◆ **Task to carry out**: Skip the pictures. Reproduce all other material exactly.

◆ **Raw data**:
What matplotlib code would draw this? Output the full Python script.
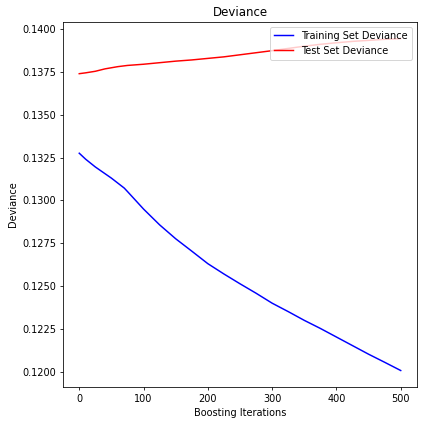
import numpy as np
import matplotlib
matplotlib.use("Agg")
import matplotlib.pyplot as plt

# --- values
train_iter = [0, 10, 25, 50, 70, 75, 100, 125, 150, 175, 200, 225, 250,
              275, 300, 325, 350, 375, 400, 425, 450, 475, 500]
train_dev = [0.13275, 0.13240, 0.13195, 0.13130, 0.13072, 0.13052, 0.12950,
             0.12858, 0.12777, 0.12705, 0.12632, 0.12572, 0.12515, 0.12460,
             0.12402, 0.12353, 0.12302, 0.12255, 0.12205, 0.12155, 0.12105,
             0.12058, 0.12010]

test_iter = [0, 10, 25, 40, 60, 75, 100, 125, 150, 175, 200, 225, 250,
             275, 300, 325, 350, 375, 400, 425, 450, 475, 500]
test_dev = [0.13738, 0.13743, 0.13752, 0.13766, 0.13779, 0.13786, 0.13793,
            0.13802, 0.13811, 0.13818, 0.13827, 0.13836, 0.13848, 0.13860,
            0.13872, 0.13885, 0.13898, 0.13909, 0.13918, 0.13926, 0.13932,
            0.13938, 0.13942]

# --- plot
fig = plt.figure(figsize=(6, 6), dpi=424 / 6)
ax = fig.add_subplot(1, 1, 1)
fig.subplots_adjust(left=0.149, right=0.983, top=0.948, bottom=0.087)

ax.set_title("Deviance")
ax.plot(train_iter, train_dev, "b-", label="Training Set Deviance")
ax.plot(test_iter, test_dev, "r-", label="Test Set Deviance")
ax.legend(loc="upper right")
ax.set_xlabel("Boosting Iterations")
ax.set_ylabel("Deviance")

fig.savefig("out.png", dpi=424 / 6)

◆ **Result for this task**:
What matplotlib code would draw this? Output the full Python script.
import numpy as np
import matplotlib
matplotlib.use("Agg")
import matplotlib.pyplot as plt

# --- values
train_iter = [0, 10, 25, 50, 70, 75, 100, 125, 150, 175, 200, 225, 250,
              275, 300, 325, 350, 375, 400, 425, 450, 475, 500]
train_dev = [0.13275, 0.13240, 0.13195, 0.13130, 0.13072, 0.13052, 0.12950,
             0.12858, 0.12777, 0.12705, 0.12632, 0.12572, 0.12515, 0.12460,
             0.12402, 0.12353, 0.12302, 0.12255, 0.12205, 0.12155, 0.12105,
             0.12058, 0.12010]

test_iter = [0, 10, 25, 40, 60, 75, 100, 125, 150, 175, 200, 225, 250,
             275, 300, 325, 350, 375, 400, 425, 450, 475, 500]
test_dev = [0.13738, 0.13743, 0.13752, 0.13766, 0.13779, 0.13786, 0.13793,
            0.13802, 0.13811, 0.13818, 0.13827, 0.13836, 0.13848, 0.13860,
            0.13872, 0.13885, 0.13898, 0.13909, 0.13918, 0.13926, 0.13932,
            0.13938, 0.13942]

# --- plot
fig = plt.figure(figsize=(6, 6), dpi=424 / 6)
ax = fig.add_subplot(1, 1, 1)
fig.subplots_adjust(left=0.149, right=0.983, top=0.948, bottom=0.087)

ax.set_title("Deviance")
ax.plot(train_iter, train_dev, "b-", label="Training Set Deviance")
ax.plot(test_iter, test_dev, "r-", label="Test Set Deviance")
ax.legend(loc="upper right")
ax.set_xlabel("Boosting Iterations")
ax.set_ylabel("Deviance")

fig.savefig("out.png", dpi=424 / 6)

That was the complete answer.